__Exercise prompt__. Repeat every line of the data exactly, but not the pictures.

__Supplied material__.
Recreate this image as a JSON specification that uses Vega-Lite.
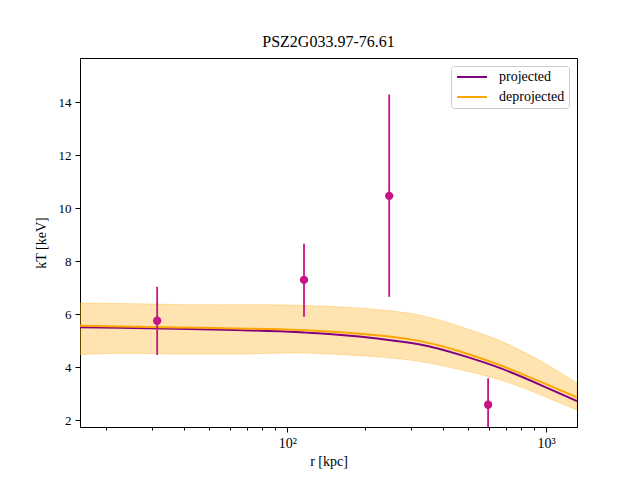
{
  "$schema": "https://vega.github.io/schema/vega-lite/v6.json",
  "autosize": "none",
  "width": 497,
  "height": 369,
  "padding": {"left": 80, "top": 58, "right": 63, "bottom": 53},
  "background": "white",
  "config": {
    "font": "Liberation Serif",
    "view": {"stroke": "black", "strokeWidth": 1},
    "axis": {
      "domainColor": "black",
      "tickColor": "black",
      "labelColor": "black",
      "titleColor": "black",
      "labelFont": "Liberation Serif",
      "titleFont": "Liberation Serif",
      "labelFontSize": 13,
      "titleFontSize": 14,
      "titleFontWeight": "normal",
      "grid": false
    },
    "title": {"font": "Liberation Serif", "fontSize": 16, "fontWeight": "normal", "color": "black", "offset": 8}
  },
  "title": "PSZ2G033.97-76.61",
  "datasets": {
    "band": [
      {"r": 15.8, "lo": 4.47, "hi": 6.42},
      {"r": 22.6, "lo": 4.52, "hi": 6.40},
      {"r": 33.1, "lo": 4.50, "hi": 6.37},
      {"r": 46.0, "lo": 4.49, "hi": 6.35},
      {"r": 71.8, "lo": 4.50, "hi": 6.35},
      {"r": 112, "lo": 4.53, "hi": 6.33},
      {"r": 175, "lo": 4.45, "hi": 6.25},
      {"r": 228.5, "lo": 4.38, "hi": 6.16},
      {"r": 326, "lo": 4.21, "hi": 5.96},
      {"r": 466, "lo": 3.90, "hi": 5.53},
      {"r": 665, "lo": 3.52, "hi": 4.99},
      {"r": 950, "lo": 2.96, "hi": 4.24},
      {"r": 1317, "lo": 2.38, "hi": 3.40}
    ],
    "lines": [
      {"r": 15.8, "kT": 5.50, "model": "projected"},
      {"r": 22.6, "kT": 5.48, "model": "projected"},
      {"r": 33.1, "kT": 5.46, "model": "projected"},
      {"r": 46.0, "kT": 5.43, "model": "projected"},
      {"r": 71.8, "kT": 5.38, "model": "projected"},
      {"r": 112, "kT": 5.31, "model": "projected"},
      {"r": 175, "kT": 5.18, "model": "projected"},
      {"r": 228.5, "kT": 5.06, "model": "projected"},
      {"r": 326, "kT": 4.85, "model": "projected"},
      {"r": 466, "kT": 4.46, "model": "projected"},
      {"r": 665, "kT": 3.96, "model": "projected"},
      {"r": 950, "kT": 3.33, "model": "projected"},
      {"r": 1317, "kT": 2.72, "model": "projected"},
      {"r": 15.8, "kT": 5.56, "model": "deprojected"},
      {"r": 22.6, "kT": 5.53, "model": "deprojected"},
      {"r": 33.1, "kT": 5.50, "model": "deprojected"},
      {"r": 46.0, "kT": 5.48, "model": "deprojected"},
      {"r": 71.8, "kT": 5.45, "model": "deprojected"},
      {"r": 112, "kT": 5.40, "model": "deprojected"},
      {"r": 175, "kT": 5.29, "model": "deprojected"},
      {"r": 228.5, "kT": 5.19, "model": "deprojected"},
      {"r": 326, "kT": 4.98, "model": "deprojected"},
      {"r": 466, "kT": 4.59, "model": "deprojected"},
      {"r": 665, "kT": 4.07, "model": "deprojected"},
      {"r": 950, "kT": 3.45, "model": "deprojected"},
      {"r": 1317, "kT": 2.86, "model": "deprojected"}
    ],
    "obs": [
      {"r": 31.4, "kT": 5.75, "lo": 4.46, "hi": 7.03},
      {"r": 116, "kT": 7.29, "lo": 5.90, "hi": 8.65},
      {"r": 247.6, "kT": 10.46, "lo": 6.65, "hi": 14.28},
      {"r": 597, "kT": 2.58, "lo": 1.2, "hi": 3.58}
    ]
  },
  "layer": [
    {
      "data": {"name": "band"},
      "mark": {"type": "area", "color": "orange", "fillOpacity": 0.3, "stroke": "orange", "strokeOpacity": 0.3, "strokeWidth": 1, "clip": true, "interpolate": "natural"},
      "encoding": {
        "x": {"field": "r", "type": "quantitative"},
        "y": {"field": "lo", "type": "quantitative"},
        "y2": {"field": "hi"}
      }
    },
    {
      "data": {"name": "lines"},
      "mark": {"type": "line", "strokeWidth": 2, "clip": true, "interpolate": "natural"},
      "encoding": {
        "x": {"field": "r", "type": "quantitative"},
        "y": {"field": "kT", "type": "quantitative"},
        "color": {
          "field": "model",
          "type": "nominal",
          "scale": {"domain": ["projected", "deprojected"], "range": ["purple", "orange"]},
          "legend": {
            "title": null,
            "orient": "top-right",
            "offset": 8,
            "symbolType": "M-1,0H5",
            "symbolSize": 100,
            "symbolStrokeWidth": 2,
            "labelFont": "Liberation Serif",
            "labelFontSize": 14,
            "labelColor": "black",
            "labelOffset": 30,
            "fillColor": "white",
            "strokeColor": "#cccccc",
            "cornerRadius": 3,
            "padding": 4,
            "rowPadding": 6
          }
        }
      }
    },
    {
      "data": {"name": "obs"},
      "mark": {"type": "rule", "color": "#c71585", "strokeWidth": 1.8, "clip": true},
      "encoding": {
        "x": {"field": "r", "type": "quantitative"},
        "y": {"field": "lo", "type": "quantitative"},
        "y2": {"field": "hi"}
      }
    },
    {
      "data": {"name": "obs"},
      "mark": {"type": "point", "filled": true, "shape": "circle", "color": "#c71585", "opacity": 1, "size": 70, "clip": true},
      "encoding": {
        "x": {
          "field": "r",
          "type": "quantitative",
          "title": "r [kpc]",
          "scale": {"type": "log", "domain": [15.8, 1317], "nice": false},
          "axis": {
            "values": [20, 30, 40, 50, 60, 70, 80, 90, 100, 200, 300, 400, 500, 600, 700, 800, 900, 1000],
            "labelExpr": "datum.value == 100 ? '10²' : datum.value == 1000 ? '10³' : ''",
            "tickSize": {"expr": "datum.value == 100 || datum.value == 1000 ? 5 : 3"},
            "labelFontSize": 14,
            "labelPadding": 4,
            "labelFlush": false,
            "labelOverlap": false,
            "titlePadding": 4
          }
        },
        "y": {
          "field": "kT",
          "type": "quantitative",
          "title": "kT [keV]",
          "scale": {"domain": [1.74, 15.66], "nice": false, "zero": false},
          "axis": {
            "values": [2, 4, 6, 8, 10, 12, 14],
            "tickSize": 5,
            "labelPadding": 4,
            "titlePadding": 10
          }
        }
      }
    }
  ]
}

__Exercise output__.
Recreate this image as a JSON specification that uses Vega-Lite.
{
  "$schema": "https://vega.github.io/schema/vega-lite/v6.json",
  "autosize": "none",
  "width": 497,
  "height": 369,
  "padding": {"left": 80, "top": 58, "right": 63, "bottom": 53},
  "background": "white",
  "config": {
    "font": "Liberation Serif",
    "view": {"stroke": "black", "strokeWidth": 1},
    "axis": {
      "domainColor": "black",
      "tickColor": "black",
      "labelColor": "black",
      "titleColor": "black",
      "labelFont": "Liberation Serif",
      "titleFont": "Liberation Serif",
      "labelFontSize": 13,
      "titleFontSize": 14,
      "titleFontWeight": "normal",
      "grid": false
    },
    "title": {"font": "Liberation Serif", "fontSize": 16, "fontWeight": "normal", "color": "black", "offset": 8}
  },
  "title": "PSZ2G033.97-76.61",
  "datasets": {
    "band": [
      {"r": 15.8, "lo": 4.47, "hi": 6.42},
      {"r": 22.6, "lo": 4.52, "hi": 6.40},
      {"r": 33.1, "lo": 4.50, "hi": 6.37},
      {"r": 46.0, "lo": 4.49, "hi": 6.35},
      {"r": 71.8, "lo": 4.50, "hi": 6.35},
      {"r": 112, "lo": 4.53, "hi": 6.33},
      {"r": 175, "lo": 4.45, "hi": 6.25},
      {"r": 228.5, "lo": 4.38, "hi": 6.16},
      {"r": 326, "lo": 4.21, "hi": 5.96},
      {"r": 466, "lo": 3.90, "hi": 5.53},
      {"r": 665, "lo": 3.52, "hi": 4.99},
      {"r": 950, "lo": 2.96, "hi": 4.24},
      {"r": 1317, "lo": 2.38, "hi": 3.40}
    ],
    "lines": [
      {"r": 15.8, "kT": 5.50, "model": "projected"},
      {"r": 22.6, "kT": 5.48, "model": "projected"},
      {"r": 33.1, "kT": 5.46, "model": "projected"},
      {"r": 46.0, "kT": 5.43, "model": "projected"},
      {"r": 71.8, "kT": 5.38, "model": "projected"},
      {"r": 112, "kT": 5.31, "model": "projected"},
      {"r": 175, "kT": 5.18, "model": "projected"},
      {"r": 228.5, "kT": 5.06, "model": "projected"},
      {"r": 326, "kT": 4.85, "model": "projected"},
      {"r": 466, "kT": 4.46, "model": "projected"},
      {"r": 665, "kT": 3.96, "model": "projected"},
      {"r": 950, "kT": 3.33, "model": "projected"},
      {"r": 1317, "kT": 2.72, "model": "projected"},
      {"r": 15.8, "kT": 5.56, "model": "deprojected"},
      {"r": 22.6, "kT": 5.53, "model": "deprojected"},
      {"r": 33.1, "kT": 5.50, "model": "deprojected"},
      {"r": 46.0, "kT": 5.48, "model": "deprojected"},
      {"r": 71.8, "kT": 5.45, "model": "deprojected"},
      {"r": 112, "kT": 5.40, "model": "deprojected"},
      {"r": 175, "kT": 5.29, "model": "deprojected"},
      {"r": 228.5, "kT": 5.19, "model": "deprojected"},
      {"r": 326, "kT": 4.98, "model": "deprojected"},
      {"r": 466, "kT": 4.59, "model": "deprojected"},
      {"r": 665, "kT": 4.07, "model": "deprojected"},
      {"r": 950, "kT": 3.45, "model": "deprojected"},
      {"r": 1317, "kT": 2.86, "model": "deprojected"}
    ],
    "obs": [
      {"r": 31.4, "kT": 5.75, "lo": 4.46, "hi": 7.03},
      {"r": 116, "kT": 7.29, "lo": 5.90, "hi": 8.65},
      {"r": 247.6, "kT": 10.46, "lo": 6.65, "hi": 14.28},
      {"r": 597, "kT": 2.58, "lo": 1.2, "hi": 3.58}
    ]
  },
  "layer": [
    {
      "data": {"name": "band"},
      "mark": {"type": "area", "color": "orange", "fillOpacity": 0.3, "stroke": "orange", "strokeOpacity": 0.3, "strokeWidth": 1, "clip": true, "interpolate": "natural"},
      "encoding": {
        "x": {"field": "r", "type": "quantitative"},
        "y": {"field": "lo", "type": "quantitative"},
        "y2": {"field": "hi"}
      }
    },
    {
      "data": {"name": "lines"},
      "mark": {"type": "line", "strokeWidth": 2, "clip": true, "interpolate": "natural"},
      "encoding": {
        "x": {"field": "r", "type": "quantitative"},
        "y": {"field": "kT", "type": "quantitative"},
        "color": {
          "field": "model",
          "type": "nominal",
          "scale": {"domain": ["projected", "deprojected"], "range": ["purple", "orange"]},
          "legend": {
            "title": null,
            "orient": "top-right",
            "offset": 8,
            "symbolType": "M-1,0H5",
            "symbolSize": 100,
            "symbolStrokeWidth": 2,
            "labelFont": "Liberation Serif",
            "labelFontSize": 14,
            "labelColor": "black",
            "labelOffset": 30,
            "fillColor": "white",
            "strokeColor": "#cccccc",
            "cornerRadius": 3,
            "padding": 4,
            "rowPadding": 6
          }
        }
      }
    },
    {
      "data": {"name": "obs"},
      "mark": {"type": "rule", "color": "#c71585", "strokeWidth": 1.8, "clip": true},
      "encoding": {
        "x": {"field": "r", "type": "quantitative"},
        "y": {"field": "lo", "type": "quantitative"},
        "y2": {"field": "hi"}
      }
    },
    {
      "data": {"name": "obs"},
      "mark": {"type": "point", "filled": true, "shape": "circle", "color": "#c71585", "opacity": 1, "size": 70, "clip": true},
      "encoding": {
        "x": {
          "field": "r",
          "type": "quantitative",
          "title": "r [kpc]",
          "scale": {"type": "log", "domain": [15.8, 1317], "nice": false},
          "axis": {
            "values": [20, 30, 40, 50, 60, 70, 80, 90, 100, 200, 300, 400, 500, 600, 700, 800, 900, 1000],
            "labelExpr": "datum.value == 100 ? '10²' : datum.value == 1000 ? '10³' : ''",
            "tickSize": {"expr": "datum.value == 100 || datum.value == 1000 ? 5 : 3"},
            "labelFontSize": 14,
            "labelPadding": 4,
            "labelFlush": false,
            "labelOverlap": false,
            "titlePadding": 4
          }
        },
        "y": {
          "field": "kT",
          "type": "quantitative",
          "title": "kT [keV]",
          "scale": {"domain": [1.74, 15.66], "nice": false, "zero": false},
          "axis": {
            "values": [2, 4, 6, 8, 10, 12, 14],
            "tickSize": 5,
            "labelPadding": 4,
            "titlePadding": 10
          }
        }
      }
    }
  ]
}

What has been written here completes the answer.